The Spiritual Aspirant is given a mandate to see for himself by the True Satguru, or Spiritual Mentor. He is embarking on a journey that he believes will answer the three questions which were posed at the beginning of this article; he believes this sincerely, and he knows that to see, to hear, and to experience the reality of God must be the final answer for the individual, after all the examination and studying of the scriptures and philosophies of the world have availed no actual experience. Such studying may put him in the right frame of mind for his personal journey of the soul, but he should always remember that whatever questions have been answered by his own experience, these same questions still remain for others. Discipleship on a high Spiritual Path does not automatically give the aspirant a mandate to pontificate, preach, or ‘instruct’ other people on what he considers as the ‘one and only true path to liberation.’ If the disciple is aware that his own words, no matter how illumined his own Inner Experience will be, carry the seeds of error and illusion, then he will perhaps be a little more humble and let his actions – and not the loud verbal noises which issue from his lips – give a living testimony to the fact that he has found the Waters of Life.

It is the height of foolishness to exhort others to give up their religious beliefs or observances simply because you believe, with however much justification, that the spiritual path you are taking is superior to all others.
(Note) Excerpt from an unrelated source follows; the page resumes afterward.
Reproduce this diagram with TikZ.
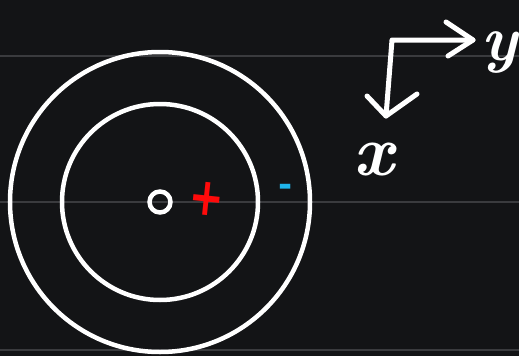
\documentclass[tikz,border=0pt]{standalone}
\usepackage{fontspec}
\newfontfamily\dejab{DejaVu Sans Bold}
\usetikzlibrary{calc}
\definecolor{bg}{HTML}{131416}
\definecolor{grid}{HTML}{3A3B3E}
\definecolor{chred}{HTML}{FF0A0A}
\definecolor{chblue}{HTML}{1FB4EA}
\tikzset{
  ring/.style={draw=white,line width=4.5pt},
  gridline/.style={draw=grid,line width=2pt},
  axis/.style={draw=white,line width=5pt,line cap=round,line join=round},
  lbl/.style={text=white,inner sep=0pt,font=\fontsize{72}{72}\selectfont\bfseries\itshape},
}
\begin{document}
\begin{tikzpicture}[x=1pt,y=-1pt]
\fill[bg] (0,0) rectangle (519,356);
\useasboundingbox (0,0) rectangle (519,356);
\draw[gridline] (0,56) -- (519,56);
\draw[gridline] (0,202) -- (519,202);
\draw[gridline] (0,350) -- (519,350);
\coordinate (c) at (160,202);
\node[ring,circle,minimum size=300pt,inner sep=0pt] (outer) at (c) {};
\node[ring,circle,minimum size=196pt,inner sep=0pt] (inner) at (c) {};
\node[draw=white,line width=4.5pt,circle,minimum size=21pt,inner sep=0pt] (core) at (c) {};
\node[text=chred,inner sep=0pt,font=\dejab\fontsize{42}{42}\selectfont,rotate=-6,yscale=1.25] (plus) at (207,199) {+};
\node[text=chblue,inner sep=0pt,font=\dejab\fontsize{34}{34}\selectfont] (minus) at (286,190) {-};
\coordinate (corner) at (392,40);
\coordinate (ytip) at (473,40);
\coordinate (xtip) at (386,116);
\draw[axis] (ytip) -- (corner) -- (xtip);
\draw[axis] ($(ytip)+(-27,-18)$) -- (ytip) -- ($(ytip)+(-25,16)$);
\draw[axis] ($(xtip)+(-19,-20)$) -- (xtip) -- ($(xtip)+(31,-22)$);
\node[lbl] (xl) at (374,160) {x};
\node[lbl,font=\fontsize{64}{64}\selectfont\bfseries\itshape] (yl) at (499,52) {y};
\end{tikzpicture}
\end{document}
It may be a superior spiritual path, but to the listener to your words it sounds as if you are just another of the many evangelical ‘tub-thumpers’ who abound on this tiny planet.

The aspirant to the Spiritual Path of discipleship should have at least some knowledge of the underlying questions of other people’s religious beliefs: he obviously should have a theoretical knowledge of the Spiritual Science which he is undertaking; and if he stands before the public, addressing them in terms of intellectual comparisons and differentiations, he should be able to convey the teachings of the Holy Science in intelligent terms. It is foolish to inform your audience constantly that the mind is a ‘snare and a delusion,’ whilst constantly using the basic tool of the mind: human language. The time has perhaps come when all who profess discipleship to the Satguru, and who profess practise to the Holy Science, reflect a little upon the responsibilities of discipleship and on the understanding of the questions which underlie all religious and Spiritual Endeavours. The Satgurus and Holy Men of all ages have reiterated that men are not transformed by the words which they utter, but by the Word that is of God and is God.